Below the official level, the picture is more complicated. Chinese banks, businesses, and corporations have largely complied with sanctions, consistent with the past behavior of Chinese actors and the reality that China is deeply integrated into the global economic system, with interests in Europe and beyond that dwarf bilateral economic relations with Russia. In cases where current sanctions allow, Chinese actors have moved to capitalize on market opportunities—such as Unionpay stepping in to replace Mastercard and Visa. Other Chinese telecommunications operators, like Huawei and ZTE, have continued to provide services in Ukraine. Self-interest, not solidarity, appears to be the obvious principle at work in these decisions. 

The military realm is perhaps the biggest uncertainty in assessing China’s current and future level of commitment to its bilateral partnership with Russia. As of late March 2022, media reports cited both U.S. and European leaders believing that China had agreed to supply military aid to Russia, reports that Moscow and Beijing denied.

Thus, while pundits have tried to repeatedly read a shift in Beijing’s position from CGTN tweets, China’s position since the war began has been, to use its own words, consistent. The China-Russia partnership is not a comfortable one, but it does not need to be in order to be durable. Thus far, slight rhetorical adjustments have not signaled any fundamental strategic recalibration, and whatever internal debate might exist, it is having little impact on the formal position of the party-state.

Watch for Sheena Chestnut Greitens’s article in Asian Survey‘s forthcoming special November/December 2022 double issue, “The Impact of the Ukraine War on Asia.” You may also be interested in reading her Asian Survey article, coauthored with Benjamin Katzeff Silberstein, “Toward Market Leninism in North Korea: Assessing Kim Jong Un’s First Decade.”

There are at least three possible explanations for the consistency of China’s position on the war. One may be that the Chinese political system has simply not had time to absorb the multiple shocks that the war in Ukraine has generated and recalibrate what its interests are. This scenario holds the most promise for the possibility that the unexpectedly poor battlefield performance of the Russians and swift international response will eventually impel China to recalculate. It is, however, far from clear what timeframe this reorientation will occur on, and opportunities to shape world order are not monotonic; it’s possible that Beijing will simply miss its window while the rest of the world reorganizes quickly around it. Another explanation focuses on regime type and decision-making, with a more pessimistic prognosis: it suggests that an information-sclerotic, personalist regime locked itself into a major strategic alignment on February 4th that, for reasons of regime security, it cannot realistically undo under the current leadership. Under this scenario, little change would be expected before the fall, and potentially not under the current Chinese leadership at all.

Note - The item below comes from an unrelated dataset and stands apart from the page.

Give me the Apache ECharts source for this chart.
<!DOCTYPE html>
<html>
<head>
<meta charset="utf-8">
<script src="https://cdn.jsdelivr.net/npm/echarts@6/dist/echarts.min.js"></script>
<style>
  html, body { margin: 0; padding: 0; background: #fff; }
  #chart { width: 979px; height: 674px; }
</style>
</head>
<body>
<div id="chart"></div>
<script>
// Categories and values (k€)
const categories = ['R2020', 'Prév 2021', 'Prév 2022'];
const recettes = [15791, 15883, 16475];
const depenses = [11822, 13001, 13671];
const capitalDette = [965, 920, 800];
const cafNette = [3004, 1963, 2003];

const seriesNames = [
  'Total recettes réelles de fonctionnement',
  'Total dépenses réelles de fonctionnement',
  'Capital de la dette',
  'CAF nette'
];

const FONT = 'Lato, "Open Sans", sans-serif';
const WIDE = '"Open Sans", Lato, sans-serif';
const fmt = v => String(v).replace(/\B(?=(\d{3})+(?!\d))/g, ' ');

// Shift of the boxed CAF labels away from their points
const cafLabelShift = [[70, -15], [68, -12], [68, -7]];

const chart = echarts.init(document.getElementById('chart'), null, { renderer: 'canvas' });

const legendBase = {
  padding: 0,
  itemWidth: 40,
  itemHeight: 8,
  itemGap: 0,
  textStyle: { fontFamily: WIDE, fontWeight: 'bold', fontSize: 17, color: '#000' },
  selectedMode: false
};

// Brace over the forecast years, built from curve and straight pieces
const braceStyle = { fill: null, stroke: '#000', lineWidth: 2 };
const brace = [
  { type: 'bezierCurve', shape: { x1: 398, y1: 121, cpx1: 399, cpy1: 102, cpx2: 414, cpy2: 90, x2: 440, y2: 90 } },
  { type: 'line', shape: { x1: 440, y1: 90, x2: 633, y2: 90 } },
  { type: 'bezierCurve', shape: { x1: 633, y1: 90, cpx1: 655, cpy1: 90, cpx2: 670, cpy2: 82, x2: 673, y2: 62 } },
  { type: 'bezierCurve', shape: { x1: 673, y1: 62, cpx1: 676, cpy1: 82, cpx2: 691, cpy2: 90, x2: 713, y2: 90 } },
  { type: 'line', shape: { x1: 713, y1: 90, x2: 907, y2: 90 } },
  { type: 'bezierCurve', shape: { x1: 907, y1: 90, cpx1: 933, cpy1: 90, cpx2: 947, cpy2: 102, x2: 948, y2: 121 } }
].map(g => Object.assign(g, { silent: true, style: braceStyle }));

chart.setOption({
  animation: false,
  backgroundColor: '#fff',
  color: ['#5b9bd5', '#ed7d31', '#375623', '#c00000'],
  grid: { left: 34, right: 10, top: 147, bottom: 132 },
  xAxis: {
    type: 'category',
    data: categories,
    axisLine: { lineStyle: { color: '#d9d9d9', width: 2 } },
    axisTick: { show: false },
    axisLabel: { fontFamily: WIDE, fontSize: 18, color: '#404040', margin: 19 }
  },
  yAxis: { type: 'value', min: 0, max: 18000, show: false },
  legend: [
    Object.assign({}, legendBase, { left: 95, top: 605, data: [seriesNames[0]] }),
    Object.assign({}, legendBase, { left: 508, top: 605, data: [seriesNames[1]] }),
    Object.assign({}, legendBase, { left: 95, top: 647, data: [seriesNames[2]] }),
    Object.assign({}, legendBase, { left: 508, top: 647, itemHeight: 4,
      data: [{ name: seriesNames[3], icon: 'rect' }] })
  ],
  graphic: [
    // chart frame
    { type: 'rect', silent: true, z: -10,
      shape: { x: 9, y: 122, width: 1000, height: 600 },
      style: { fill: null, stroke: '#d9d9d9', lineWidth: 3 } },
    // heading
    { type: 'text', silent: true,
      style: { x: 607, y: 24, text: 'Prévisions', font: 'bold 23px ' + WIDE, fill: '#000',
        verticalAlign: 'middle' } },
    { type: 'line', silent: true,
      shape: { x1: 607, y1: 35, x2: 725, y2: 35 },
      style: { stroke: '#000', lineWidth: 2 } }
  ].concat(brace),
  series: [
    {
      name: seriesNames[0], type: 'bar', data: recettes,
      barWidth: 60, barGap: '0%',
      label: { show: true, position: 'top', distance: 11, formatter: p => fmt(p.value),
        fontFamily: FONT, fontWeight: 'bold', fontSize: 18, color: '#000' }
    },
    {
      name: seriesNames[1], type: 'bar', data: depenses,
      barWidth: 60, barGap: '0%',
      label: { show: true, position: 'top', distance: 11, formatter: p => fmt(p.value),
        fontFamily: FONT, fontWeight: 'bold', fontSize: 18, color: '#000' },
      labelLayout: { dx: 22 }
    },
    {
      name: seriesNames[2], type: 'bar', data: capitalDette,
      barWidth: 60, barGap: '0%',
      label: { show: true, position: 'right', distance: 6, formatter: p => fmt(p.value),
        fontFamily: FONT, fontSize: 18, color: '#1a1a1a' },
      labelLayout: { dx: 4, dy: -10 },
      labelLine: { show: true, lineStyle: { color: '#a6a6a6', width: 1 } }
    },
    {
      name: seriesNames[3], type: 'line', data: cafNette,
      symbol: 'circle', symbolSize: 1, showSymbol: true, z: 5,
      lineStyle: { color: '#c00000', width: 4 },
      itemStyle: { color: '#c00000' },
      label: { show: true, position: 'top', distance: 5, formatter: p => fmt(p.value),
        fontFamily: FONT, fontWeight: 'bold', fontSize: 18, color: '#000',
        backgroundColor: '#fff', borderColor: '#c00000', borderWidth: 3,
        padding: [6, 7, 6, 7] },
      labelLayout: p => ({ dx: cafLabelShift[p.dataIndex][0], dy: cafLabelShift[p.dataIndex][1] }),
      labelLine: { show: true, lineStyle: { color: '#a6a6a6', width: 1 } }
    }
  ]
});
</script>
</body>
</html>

A third explanation, similarly pessimistic, is that Russia and China share a view of the “principal contradiction,” one oriented around the need to counter the United States and its allies and partners, who ring the Eurasian landmass from NATO in the west to the American alliance structure in Asia in the east. On the latter point, the Feb. 4th statement provides a clear sense of parallelism in Russia and China’s willingness to cooperate against “external influence” on their periphery when such influence undermines their perceived security. The key sentence read, “Russia and China stand against attempts by external forces to undermine security and stability in their common adjacent regions, intend to counter interference by outside forces in the internal affairs of sovereign countries under any pretext, oppose colour revolutions, and will increase cooperation in the aforementioned areas.” From China’s standpoint, the more effort the U.S. and its allies have to devote to Europe, the better China’s position will be; there is no reason Beijing should help solve American strategic dilemmas if the result would be renewed focus on strategic competition with China.

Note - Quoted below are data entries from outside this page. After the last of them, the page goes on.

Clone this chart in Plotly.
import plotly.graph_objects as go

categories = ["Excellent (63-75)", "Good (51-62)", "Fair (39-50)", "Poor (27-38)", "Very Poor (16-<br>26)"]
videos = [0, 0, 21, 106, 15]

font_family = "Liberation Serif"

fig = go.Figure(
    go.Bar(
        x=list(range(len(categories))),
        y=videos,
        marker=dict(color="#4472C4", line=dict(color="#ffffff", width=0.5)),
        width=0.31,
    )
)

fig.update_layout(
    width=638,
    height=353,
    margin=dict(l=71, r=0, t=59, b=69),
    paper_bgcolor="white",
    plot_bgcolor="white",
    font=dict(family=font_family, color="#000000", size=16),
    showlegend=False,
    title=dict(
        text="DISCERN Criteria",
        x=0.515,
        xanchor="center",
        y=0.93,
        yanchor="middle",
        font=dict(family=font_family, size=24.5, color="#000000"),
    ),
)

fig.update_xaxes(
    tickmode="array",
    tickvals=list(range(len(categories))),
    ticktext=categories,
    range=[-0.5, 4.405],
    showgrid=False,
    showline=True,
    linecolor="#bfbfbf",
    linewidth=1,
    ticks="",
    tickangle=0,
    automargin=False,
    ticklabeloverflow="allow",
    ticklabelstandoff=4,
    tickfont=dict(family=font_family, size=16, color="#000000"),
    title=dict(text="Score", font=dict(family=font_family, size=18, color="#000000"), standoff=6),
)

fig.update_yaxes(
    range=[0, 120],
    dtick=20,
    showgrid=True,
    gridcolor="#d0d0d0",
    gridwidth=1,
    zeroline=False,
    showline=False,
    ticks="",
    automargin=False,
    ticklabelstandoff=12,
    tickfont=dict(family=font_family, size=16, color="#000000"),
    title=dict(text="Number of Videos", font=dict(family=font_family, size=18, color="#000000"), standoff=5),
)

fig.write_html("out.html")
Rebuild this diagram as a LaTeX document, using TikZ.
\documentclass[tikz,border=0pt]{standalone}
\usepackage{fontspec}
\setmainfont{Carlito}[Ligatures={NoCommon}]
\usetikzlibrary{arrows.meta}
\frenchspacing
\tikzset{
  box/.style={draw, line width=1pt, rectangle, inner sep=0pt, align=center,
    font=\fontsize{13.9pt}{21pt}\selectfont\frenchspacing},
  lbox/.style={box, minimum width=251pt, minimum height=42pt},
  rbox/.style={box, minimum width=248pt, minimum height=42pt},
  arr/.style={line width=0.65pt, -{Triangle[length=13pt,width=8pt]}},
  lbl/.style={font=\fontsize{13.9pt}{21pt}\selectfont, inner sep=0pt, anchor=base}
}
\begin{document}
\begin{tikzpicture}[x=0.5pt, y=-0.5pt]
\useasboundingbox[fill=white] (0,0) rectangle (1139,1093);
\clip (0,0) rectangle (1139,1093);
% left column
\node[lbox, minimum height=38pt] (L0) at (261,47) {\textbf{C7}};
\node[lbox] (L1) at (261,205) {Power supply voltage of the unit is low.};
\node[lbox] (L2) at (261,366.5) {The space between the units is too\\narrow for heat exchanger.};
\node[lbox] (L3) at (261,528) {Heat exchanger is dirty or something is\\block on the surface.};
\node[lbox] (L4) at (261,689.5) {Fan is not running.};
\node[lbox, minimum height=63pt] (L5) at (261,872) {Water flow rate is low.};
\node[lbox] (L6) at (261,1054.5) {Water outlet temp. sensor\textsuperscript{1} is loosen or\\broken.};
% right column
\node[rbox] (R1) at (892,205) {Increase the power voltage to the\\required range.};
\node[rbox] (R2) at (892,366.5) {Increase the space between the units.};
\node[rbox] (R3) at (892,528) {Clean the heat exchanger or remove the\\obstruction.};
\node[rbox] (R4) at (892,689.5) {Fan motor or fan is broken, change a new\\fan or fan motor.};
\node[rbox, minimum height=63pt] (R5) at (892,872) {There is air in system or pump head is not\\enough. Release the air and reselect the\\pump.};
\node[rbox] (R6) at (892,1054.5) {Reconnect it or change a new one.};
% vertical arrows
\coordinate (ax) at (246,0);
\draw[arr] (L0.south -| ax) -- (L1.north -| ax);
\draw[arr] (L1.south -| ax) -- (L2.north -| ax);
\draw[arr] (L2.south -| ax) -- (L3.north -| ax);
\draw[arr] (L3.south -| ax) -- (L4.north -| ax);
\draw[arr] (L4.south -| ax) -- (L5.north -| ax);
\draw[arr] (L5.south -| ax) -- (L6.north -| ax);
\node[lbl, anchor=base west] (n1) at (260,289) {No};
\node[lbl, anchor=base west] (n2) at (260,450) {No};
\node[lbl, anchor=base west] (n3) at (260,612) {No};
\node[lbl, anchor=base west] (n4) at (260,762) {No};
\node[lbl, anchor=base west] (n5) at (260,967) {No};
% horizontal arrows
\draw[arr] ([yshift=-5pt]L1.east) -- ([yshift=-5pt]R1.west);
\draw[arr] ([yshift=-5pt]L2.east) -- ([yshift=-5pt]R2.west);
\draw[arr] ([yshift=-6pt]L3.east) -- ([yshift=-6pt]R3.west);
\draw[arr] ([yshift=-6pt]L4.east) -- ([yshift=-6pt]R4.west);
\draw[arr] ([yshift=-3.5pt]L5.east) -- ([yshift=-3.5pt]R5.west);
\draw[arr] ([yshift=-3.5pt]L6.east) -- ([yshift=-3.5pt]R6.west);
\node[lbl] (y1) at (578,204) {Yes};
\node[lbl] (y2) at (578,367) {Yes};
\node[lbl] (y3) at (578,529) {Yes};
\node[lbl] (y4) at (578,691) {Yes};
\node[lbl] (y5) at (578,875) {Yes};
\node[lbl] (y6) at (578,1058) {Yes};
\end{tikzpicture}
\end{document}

Future months will provide more evidence by which to characterize China’s behavior, explain its choices, and test what costs it is willing to bear for those choices. The likely explanations for Beijing’s behavior thus far, however, do not seem to bode well for the prospects of China changing course—a prediction that, if borne out, scholars and strategists will likely grapple with for years or even decades to come.